- Task instructions
Everything in the data should be repeated exactly, save for the images.

- Data lines
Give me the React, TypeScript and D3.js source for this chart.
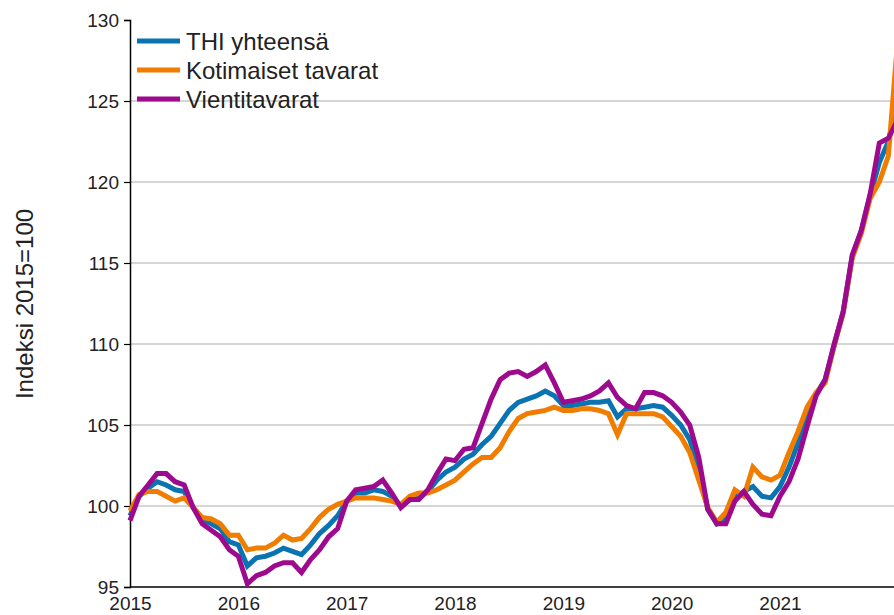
import { useRef, useEffect } from 'react'
import * as d3 from 'd3'

// Monthly index values, Jan 2015 onwards (2015=100)
const thiTotal = [
  99.4, 100.6, 101.1, 101.5, 101.3, 101.0, 100.9, 99.9, 99.2, 98.9, 98.6, 97.8,
  97.6, 96.3, 96.8, 96.9, 97.1, 97.4, 97.2, 97.0, 97.6, 98.3, 98.8, 99.4,
  100.3, 100.8, 100.8, 101.0, 100.9, 100.6, 100.0, 100.4, 100.5, 100.9, 101.6, 102.1,
  102.4, 102.9, 103.2, 103.8, 104.3, 105.1, 105.9, 106.4, 106.6, 106.8, 107.1, 106.8,
  106.2, 106.2, 106.3, 106.4, 106.4, 106.5, 105.5, 106.0, 106.0, 106.1, 106.2, 106.1,
  105.6, 105.0, 104.1, 102.3, 99.8, 98.9, 99.2, 100.5, 100.9, 101.2, 100.6, 100.5,
  101.2, 102.4, 103.9, 105.6, 106.9, 107.8, 109.9, 112.0, 115.4, 117.0, 119.2, 121.2,
  122.5, 125.0,
]

const domesticGoods = [
  99.7, 100.7, 100.9, 100.9, 100.6, 100.3, 100.5, 99.9, 99.3, 99.2, 98.9, 98.2,
  98.2, 97.3, 97.4, 97.4, 97.7, 98.2, 97.9, 98.0, 98.6, 99.3, 99.8, 100.1,
  100.3, 100.5, 100.5, 100.5, 100.4, 100.3, 100.1, 100.6, 100.8, 100.8, 101.0, 101.3,
  101.6, 102.1, 102.6, 103.0, 103.0, 103.6, 104.6, 105.4, 105.7, 105.8, 105.9, 106.1,
  105.9, 105.9, 106.0, 106.0, 105.9, 105.7, 104.4, 105.7, 105.7, 105.7, 105.7, 105.5,
  104.9, 104.3, 103.3, 101.6, 99.9, 99.0, 99.6, 101.0, 100.6, 102.4, 101.8, 101.6,
  101.9, 103.3, 104.6, 106.1, 107.0, 107.6, 109.9, 111.9, 115.3, 116.8, 119.0, 120.0,
  121.6, 128.5,
]

const exportGoods = [
  99.1, 100.6, 101.3, 102.0, 102.0, 101.5, 101.3, 99.9, 98.9, 98.5, 98.1, 97.3,
  96.9, 95.2, 95.7, 95.9, 96.3, 96.5, 96.5, 95.9, 96.7, 97.3, 98.1, 98.6,
  100.3, 101.0, 101.1, 101.2, 101.6, 100.8, 99.9, 100.4, 100.4, 101.0, 102.0, 102.9,
  102.8, 103.5, 103.6, 105.1, 106.6, 107.8, 108.2, 108.3, 108.0, 108.3, 108.7, 107.6,
  106.4, 106.5, 106.6, 106.8, 107.1, 107.6, 106.7, 106.2, 106.0, 107.0, 107.0, 106.8,
  106.4, 105.8, 105.0, 103.0, 99.8, 98.9, 98.9, 100.3, 100.9, 100.1, 99.5, 99.4,
  100.6, 101.5, 102.9, 104.9, 106.8, 107.8, 110.0, 112.0, 115.5, 117.0, 119.3, 122.4,
  122.7, 123.8,
]

const years = ['2015', '2016', '2017', '2018', '2019', '2020', '2021']
const yTicks = [95, 100, 105, 110, 115, 120, 125, 130]
const gridValues = [100, 105, 110, 115, 120, 125]

const seriesNames = ['THI yhteensä', 'Kotimaiset tavarat', 'Vientitavarat']
const seriesColors = ['#0a74b2', '#f07c00', '#9e0a8e']
const seriesData = [thiTotal, domesticGoods, exportGoods]

const FONT = '"Liberation Sans", Arial, sans-serif'

export default function App() {
  const svgRef = useRef<SVGSVGElement>(null)

  useEffect(() => {
    if (!svgRef.current) return
    const svg = d3.select(svgRef.current)
    svg.selectAll('*').remove()

    const width = 894
    const height = 615
    const left = 130
    const top = 20
    const bottom = 587

    const x = d3.scaleLinear().domain([0, 72]).range([left, 780])
    const y = d3.scaleLinear().domain([95, 130]).range([bottom, top])

    svg.attr('width', width).attr('height', height)

    // Grid lines
    svg
      .selectAll('.grid')
      .data(gridValues)
      .enter()
      .append('line')
      .attr('x1', left)
      .attr('x2', width)
      .attr('y1', (d) => y(d))
      .attr('y2', (d) => y(d))
      .attr('stroke', '#c8c8c8')
      .attr('stroke-width', 1.5)

    // Y axis
    svg
      .append('g')
      .attr('transform', `translate(${left},0)`)
      .call(d3.axisLeft(y).tickValues(yTicks).tickSize(6).tickPadding(5))
      .call((g) => g.select('.domain').attr('stroke', '#000').attr('stroke-width', 1.5))
      .call((g) => g.selectAll('.tick line').attr('stroke', '#000').attr('stroke-width', 1.2))
      .selectAll('text')
      .attr('fill', '#222')
      .attr('font-size', '19px')
      .attr('font-family', FONT)

    // X axis
    svg
      .append('g')
      .attr('transform', `translate(0,${bottom})`)
      .call(
        d3
          .axisBottom(x)
          .tickValues(years.map((_, i) => i * 12))
          .tickFormat((_, i) => years[i])
          .tickSize(0)
          .tickPadding(10),
      )
      .call((g) => g.select('.domain').remove())
      .selectAll('text')
      .attr('fill', '#222')
      .attr('font-size', '19px')
      .attr('font-family', FONT)

    svg
      .append('line')
      .attr('x1', left)
      .attr('x2', width)
      .attr('y1', bottom)
      .attr('y2', bottom)
      .attr('stroke', '#000')
      .attr('stroke-width', 1.5)

    // Y axis title
    svg
      .append('text')
      .attr('transform', 'translate(33,304) rotate(-90)')
      .attr('text-anchor', 'middle')
      .attr('fill', '#222')
      .attr('font-size', '24px')
      .attr('font-family', FONT)
      .text('Indeksi 2015=100')

    const line = d3
      .line<number>()
      .x((_, i) => x(i))
      .y((d) => y(d))

    seriesData.forEach((data, k) => {
      svg
        .append('path')
        .datum(data)
        .attr('fill', 'none')
        .attr('stroke', seriesColors[k])
        .attr('stroke-width', 5)
        .attr('stroke-linejoin', 'miter')
        .attr('d', line)
    })

    // Legend
    const legend = svg.append('g').attr('transform', 'translate(137,41)')
    seriesNames.forEach((name, k) => {
      const row = legend.append('g').attr('transform', `translate(0,${k * 29})`)
      row
        .append('line')
        .attr('x1', 0)
        .attr('x2', 43)
        .attr('stroke', seriesColors[k])
        .attr('stroke-width', 5)
      row
        .append('text')
        .attr('x', 49)
        .attr('dy', '0.36em')
        .attr('fill', '#222')
        .attr('font-size', '24px')
        .attr('font-family', FONT)
        .text(name)
    })
  }, [])

  return (
    <div style={{ position: 'absolute', left: 0, top: 0, background: '#fff' }}>
      <svg ref={svgRef} style={{ display: 'block' }} />
    </div>
  )
}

- The solution
Give me the React, TypeScript and D3.js source for this chart.
import { useRef, useEffect } from 'react'
import * as d3 from 'd3'

// Monthly index values, Jan 2015 onwards (2015=100)
const thiTotal = [
  99.4, 100.6, 101.1, 101.5, 101.3, 101.0, 100.9, 99.9, 99.2, 98.9, 98.6, 97.8,
  97.6, 96.3, 96.8, 96.9, 97.1, 97.4, 97.2, 97.0, 97.6, 98.3, 98.8, 99.4,
  100.3, 100.8, 100.8, 101.0, 100.9, 100.6, 100.0, 100.4, 100.5, 100.9, 101.6, 102.1,
  102.4, 102.9, 103.2, 103.8, 104.3, 105.1, 105.9, 106.4, 106.6, 106.8, 107.1, 106.8,
  106.2, 106.2, 106.3, 106.4, 106.4, 106.5, 105.5, 106.0, 106.0, 106.1, 106.2, 106.1,
  105.6, 105.0, 104.1, 102.3, 99.8, 98.9, 99.2, 100.5, 100.9, 101.2, 100.6, 100.5,
  101.2, 102.4, 103.9, 105.6, 106.9, 107.8, 109.9, 112.0, 115.4, 117.0, 119.2, 121.2,
  122.5, 125.0,
]

const domesticGoods = [
  99.7, 100.7, 100.9, 100.9, 100.6, 100.3, 100.5, 99.9, 99.3, 99.2, 98.9, 98.2,
  98.2, 97.3, 97.4, 97.4, 97.7, 98.2, 97.9, 98.0, 98.6, 99.3, 99.8, 100.1,
  100.3, 100.5, 100.5, 100.5, 100.4, 100.3, 100.1, 100.6, 100.8, 100.8, 101.0, 101.3,
  101.6, 102.1, 102.6, 103.0, 103.0, 103.6, 104.6, 105.4, 105.7, 105.8, 105.9, 106.1,
  105.9, 105.9, 106.0, 106.0, 105.9, 105.7, 104.4, 105.7, 105.7, 105.7, 105.7, 105.5,
  104.9, 104.3, 103.3, 101.6, 99.9, 99.0, 99.6, 101.0, 100.6, 102.4, 101.8, 101.6,
  101.9, 103.3, 104.6, 106.1, 107.0, 107.6, 109.9, 111.9, 115.3, 116.8, 119.0, 120.0,
  121.6, 128.5,
]

const exportGoods = [
  99.1, 100.6, 101.3, 102.0, 102.0, 101.5, 101.3, 99.9, 98.9, 98.5, 98.1, 97.3,
  96.9, 95.2, 95.7, 95.9, 96.3, 96.5, 96.5, 95.9, 96.7, 97.3, 98.1, 98.6,
  100.3, 101.0, 101.1, 101.2, 101.6, 100.8, 99.9, 100.4, 100.4, 101.0, 102.0, 102.9,
  102.8, 103.5, 103.6, 105.1, 106.6, 107.8, 108.2, 108.3, 108.0, 108.3, 108.7, 107.6,
  106.4, 106.5, 106.6, 106.8, 107.1, 107.6, 106.7, 106.2, 106.0, 107.0, 107.0, 106.8,
  106.4, 105.8, 105.0, 103.0, 99.8, 98.9, 98.9, 100.3, 100.9, 100.1, 99.5, 99.4,
  100.6, 101.5, 102.9, 104.9, 106.8, 107.8, 110.0, 112.0, 115.5, 117.0, 119.3, 122.4,
  122.7, 123.8,
]

const years = ['2015', '2016', '2017', '2018', '2019', '2020', '2021']
const yTicks = [95, 100, 105, 110, 115, 120, 125, 130]
const gridValues = [100, 105, 110, 115, 120, 125]

const seriesNames = ['THI yhteensä', 'Kotimaiset tavarat', 'Vientitavarat']
const seriesColors = ['#0a74b2', '#f07c00', '#9e0a8e']
const seriesData = [thiTotal, domesticGoods, exportGoods]

const FONT = '"Liberation Sans", Arial, sans-serif'

export default function App() {
  const svgRef = useRef<SVGSVGElement>(null)

  useEffect(() => {
    if (!svgRef.current) return
    const svg = d3.select(svgRef.current)
    svg.selectAll('*').remove()

    const width = 894
    const height = 615
    const left = 130
    const top = 20
    const bottom = 587

    const x = d3.scaleLinear().domain([0, 72]).range([left, 780])
    const y = d3.scaleLinear().domain([95, 130]).range([bottom, top])

    svg.attr('width', width).attr('height', height)

    // Grid lines
    svg
      .selectAll('.grid')
      .data(gridValues)
      .enter()
      .append('line')
      .attr('x1', left)
      .attr('x2', width)
      .attr('y1', (d) => y(d))
      .attr('y2', (d) => y(d))
      .attr('stroke', '#c8c8c8')
      .attr('stroke-width', 1.5)

    // Y axis
    svg
      .append('g')
      .attr('transform', `translate(${left},0)`)
      .call(d3.axisLeft(y).tickValues(yTicks).tickSize(6).tickPadding(5))
      .call((g) => g.select('.domain').attr('stroke', '#000').attr('stroke-width', 1.5))
      .call((g) => g.selectAll('.tick line').attr('stroke', '#000').attr('stroke-width', 1.2))
      .selectAll('text')
      .attr('fill', '#222')
      .attr('font-size', '19px')
      .attr('font-family', FONT)

    // X axis
    svg
      .append('g')
      .attr('transform', `translate(0,${bottom})`)
      .call(
        d3
          .axisBottom(x)
          .tickValues(years.map((_, i) => i * 12))
          .tickFormat((_, i) => years[i])
          .tickSize(0)
          .tickPadding(10),
      )
      .call((g) => g.select('.domain').remove())
      .selectAll('text')
      .attr('fill', '#222')
      .attr('font-size', '19px')
      .attr('font-family', FONT)

    svg
      .append('line')
      .attr('x1', left)
      .attr('x2', width)
      .attr('y1', bottom)
      .attr('y2', bottom)
      .attr('stroke', '#000')
      .attr('stroke-width', 1.5)

    // Y axis title
    svg
      .append('text')
      .attr('transform', 'translate(33,304) rotate(-90)')
      .attr('text-anchor', 'middle')
      .attr('fill', '#222')
      .attr('font-size', '24px')
      .attr('font-family', FONT)
      .text('Indeksi 2015=100')

    const line = d3
      .line<number>()
      .x((_, i) => x(i))
      .y((d) => y(d))

    seriesData.forEach((data, k) => {
      svg
        .append('path')
        .datum(data)
        .attr('fill', 'none')
        .attr('stroke', seriesColors[k])
        .attr('stroke-width', 5)
        .attr('stroke-linejoin', 'miter')
        .attr('d', line)
    })

    // Legend
    const legend = svg.append('g').attr('transform', 'translate(137,41)')
    seriesNames.forEach((name, k) => {
      const row = legend.append('g').attr('transform', `translate(0,${k * 29})`)
      row
        .append('line')
        .attr('x1', 0)
        .attr('x2', 43)
        .attr('stroke', seriesColors[k])
        .attr('stroke-width', 5)
      row
        .append('text')
        .attr('x', 49)
        .attr('dy', '0.36em')
        .attr('fill', '#222')
        .attr('font-size', '24px')
        .attr('font-family', FONT)
        .text(name)
    })
  }, [])

  return (
    <div style={{ position: 'absolute', left: 0, top: 0, background: '#fff' }}>
      <svg ref={svgRef} style={{ display: 'block' }} />
    </div>
  )
}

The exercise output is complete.